The research has been approved by the Ethical Commission in Social and Human Sciences (EASHW) at the University of Antwerp.
The international and Congolese researchers involved with this project will collect data based on oral consent from participants, who must be over 18 to participate. We will use purposive and convenience sampling techniques and only include people who are willing to share this information with us. Research will be carried out with small-scale producers (male and female miners and workers) at mine sites in the provinces of Lualaba and South Kivu. Including these producers in the research will involve the use of participatory methods, which are especially intended to amplify their voices.

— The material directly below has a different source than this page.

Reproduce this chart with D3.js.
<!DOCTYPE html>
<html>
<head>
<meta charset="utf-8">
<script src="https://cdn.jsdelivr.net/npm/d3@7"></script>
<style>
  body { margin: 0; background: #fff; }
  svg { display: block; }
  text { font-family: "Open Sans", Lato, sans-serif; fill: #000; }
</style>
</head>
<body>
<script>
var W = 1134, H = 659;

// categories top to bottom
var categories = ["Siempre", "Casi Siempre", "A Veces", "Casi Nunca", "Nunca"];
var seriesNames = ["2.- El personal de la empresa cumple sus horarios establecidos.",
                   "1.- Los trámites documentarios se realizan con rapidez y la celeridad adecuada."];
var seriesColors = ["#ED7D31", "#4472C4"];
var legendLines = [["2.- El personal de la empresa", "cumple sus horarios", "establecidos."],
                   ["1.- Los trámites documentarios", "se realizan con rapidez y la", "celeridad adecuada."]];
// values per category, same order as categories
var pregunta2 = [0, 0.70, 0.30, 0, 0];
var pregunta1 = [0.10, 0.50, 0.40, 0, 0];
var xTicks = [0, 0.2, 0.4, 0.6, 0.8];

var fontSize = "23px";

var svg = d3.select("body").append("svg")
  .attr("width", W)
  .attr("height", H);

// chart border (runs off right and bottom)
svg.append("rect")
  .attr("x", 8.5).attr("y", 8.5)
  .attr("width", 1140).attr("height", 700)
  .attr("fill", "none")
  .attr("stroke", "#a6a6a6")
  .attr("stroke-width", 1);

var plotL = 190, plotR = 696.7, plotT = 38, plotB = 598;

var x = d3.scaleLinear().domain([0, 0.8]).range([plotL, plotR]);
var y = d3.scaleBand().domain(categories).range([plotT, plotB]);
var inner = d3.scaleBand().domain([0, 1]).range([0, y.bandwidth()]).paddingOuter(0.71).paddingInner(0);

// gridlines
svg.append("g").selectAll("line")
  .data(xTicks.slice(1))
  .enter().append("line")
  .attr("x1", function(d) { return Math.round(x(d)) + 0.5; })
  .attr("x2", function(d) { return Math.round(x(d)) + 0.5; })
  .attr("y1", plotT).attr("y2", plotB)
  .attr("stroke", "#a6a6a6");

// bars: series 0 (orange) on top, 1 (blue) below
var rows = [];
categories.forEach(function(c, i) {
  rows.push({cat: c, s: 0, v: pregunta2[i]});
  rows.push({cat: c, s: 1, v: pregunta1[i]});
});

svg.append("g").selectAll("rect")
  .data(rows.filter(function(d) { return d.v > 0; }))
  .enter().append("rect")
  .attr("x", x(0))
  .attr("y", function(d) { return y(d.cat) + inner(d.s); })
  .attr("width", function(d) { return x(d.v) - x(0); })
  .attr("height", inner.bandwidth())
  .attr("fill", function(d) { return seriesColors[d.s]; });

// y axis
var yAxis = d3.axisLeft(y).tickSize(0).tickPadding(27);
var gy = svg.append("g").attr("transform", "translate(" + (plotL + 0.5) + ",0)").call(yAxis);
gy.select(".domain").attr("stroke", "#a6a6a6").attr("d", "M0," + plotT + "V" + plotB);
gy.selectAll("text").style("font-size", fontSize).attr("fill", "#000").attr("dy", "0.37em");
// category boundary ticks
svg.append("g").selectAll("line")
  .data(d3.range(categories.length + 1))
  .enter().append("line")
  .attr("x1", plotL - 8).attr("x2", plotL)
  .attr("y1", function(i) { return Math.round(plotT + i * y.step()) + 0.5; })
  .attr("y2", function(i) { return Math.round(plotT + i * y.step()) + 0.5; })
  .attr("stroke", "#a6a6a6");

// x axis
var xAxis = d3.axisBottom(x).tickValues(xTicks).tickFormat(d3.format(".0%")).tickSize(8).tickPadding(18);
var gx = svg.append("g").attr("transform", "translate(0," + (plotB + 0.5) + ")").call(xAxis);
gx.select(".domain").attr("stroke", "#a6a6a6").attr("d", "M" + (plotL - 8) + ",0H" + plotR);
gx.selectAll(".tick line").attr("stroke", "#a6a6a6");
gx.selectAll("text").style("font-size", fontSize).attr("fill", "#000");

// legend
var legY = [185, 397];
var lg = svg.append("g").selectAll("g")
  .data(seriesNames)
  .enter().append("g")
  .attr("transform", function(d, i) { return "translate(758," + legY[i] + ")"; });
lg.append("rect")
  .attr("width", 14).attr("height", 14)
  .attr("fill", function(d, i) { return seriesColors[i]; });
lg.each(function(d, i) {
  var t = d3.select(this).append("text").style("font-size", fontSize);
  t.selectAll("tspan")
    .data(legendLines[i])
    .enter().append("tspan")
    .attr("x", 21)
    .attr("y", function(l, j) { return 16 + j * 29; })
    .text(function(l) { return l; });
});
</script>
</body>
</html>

Participants will include a) male and female small-scale producers (artisanal miners, traders, cooperatives, local smelters, etc.) in the provinces of Lualaba and South-Kivu from whom qualitative data will be collected, b) male and female small-scale producers participating in the survey, c) “key informants” outside the supply chain (local and provincial governments, civil society organisations, NGOs, miners’ cooperatives, business(wo)men, etc.). The implementation of data collection will rely on the expertise and the cultural sensitivity of the local research teams. The proposed research builds on the work that the CEGEMI research center (a Driving Change project partner) at l'Université Catholique de Bukavu has been carrying out for nearly 15 years at mine sites in South-Kivu. CEGEMI has gained a lot of experience on the ground and is seen as a trustworthy organization by the local population. Meanwhile, l'Université de Lubumbashi (UNILU), the other project partner, is involved in a VLIR-IUC, Challenges and opportunities for a sustainable socio-ecology in the Katangese Copperbelt Area, with several Flemish universities including U of Antwerp, for which there are six UNILU team leaders for each of the six projects. This institutional collaboration will be useful when it comes to hiring knowledgeable and experienced local researchers.
The approach taken for this research is a participatory approach, which aims to involve people in the production of knowledge about their own conditions. Following this principle, our methodology leaves a lot of room for local people to co-direct the research, to decide what types of methods they want to use, and to bring up the issues they deem important. Our methodological approach puts the researchers not in the position of ‘experts’, but as people who are learning from the small-scale producers and other participants. Eventually, they will use the knowledge they collected to design outreach materials that will hopefully contribute to an improvement of small-scale producers’ participation in battery-mineral supply chains.
Further strategies to mitigate potential risks include guaranteeing confidentiality (at a minimum) and anonymity whenever possible.